The removal of the so-called SALT provision means that Congressional leaders will need to find an alternative way of finding as much as $1.3 trillion over 10 years - revenue that would help offset the deep tax-rate cuts they want for businesses and individuals. Restoring the property-tax deduction would trim that revenue projection by about a third - or $430 billion - said a conservative tax lobbyist who asked not to be named because discussions about the bill were private.
And yet, adding to the confusion, it would appear that deductions for state and local income taxes and sales taxes would still be repealed under the planned House bill.
As Bloomberg reported moments ago, the confusion is so great that corporate tax cuts may have to be staggered reaching the 20% threshold over a matter of years:
- PLAN WOULD CUT CORPORATE RATE GRADUALLY, REACHING 20% IN 2022
Regardless of the details of the final bill, the important question for the market is whether or not meaningful corporate and individual tax cuts will be enacted; Citi believes that the answer "is a resounding yes – and it will happen sooner rather than later."
Given the speed and determination with which the GOP passed the budget resolutions and the general agreement regarding the details and necessity of passing tax reform (both economically and politically), I have little doubt that Republicans will find a way to compromise.

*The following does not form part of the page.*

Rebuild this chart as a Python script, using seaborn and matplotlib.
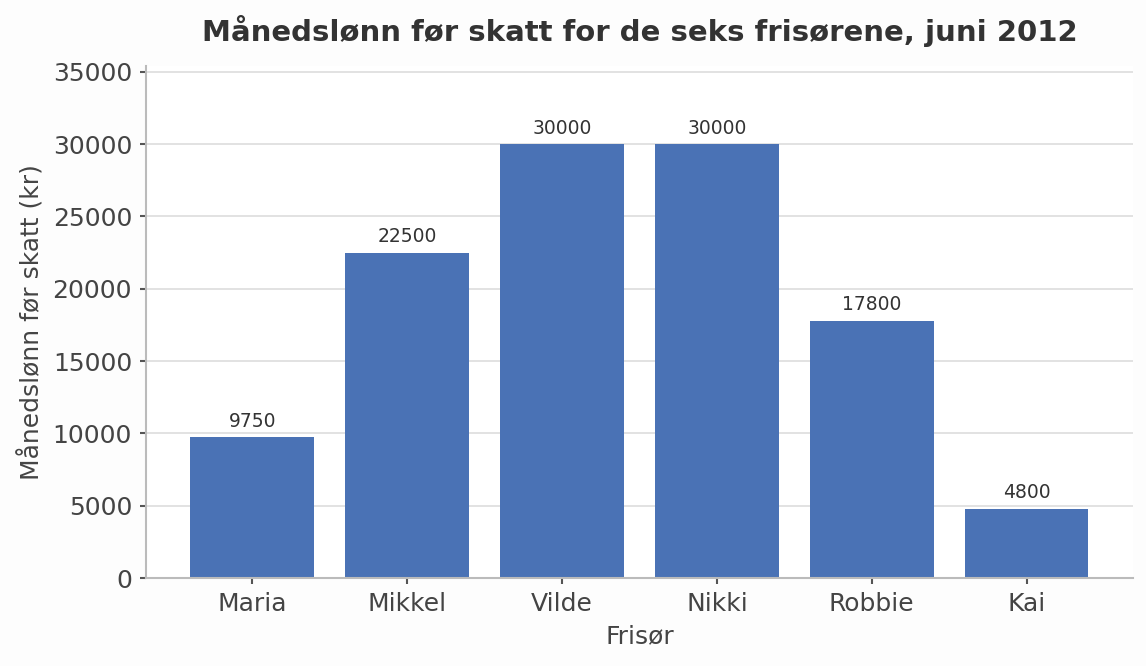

I can comfortably predict tax reform becomes law before the end of 2017, with an eye towards the first week in December.
Finally, there is the question whether today"s Manafort charges could derail tax reform. Addressing that issue, Paul Ryan said in a radio interview that “nothing’s going to derail what we’re working on in Congress" adding that he feels good about Senate votes for tax bill as the outline of the plan has already been discussed with senators.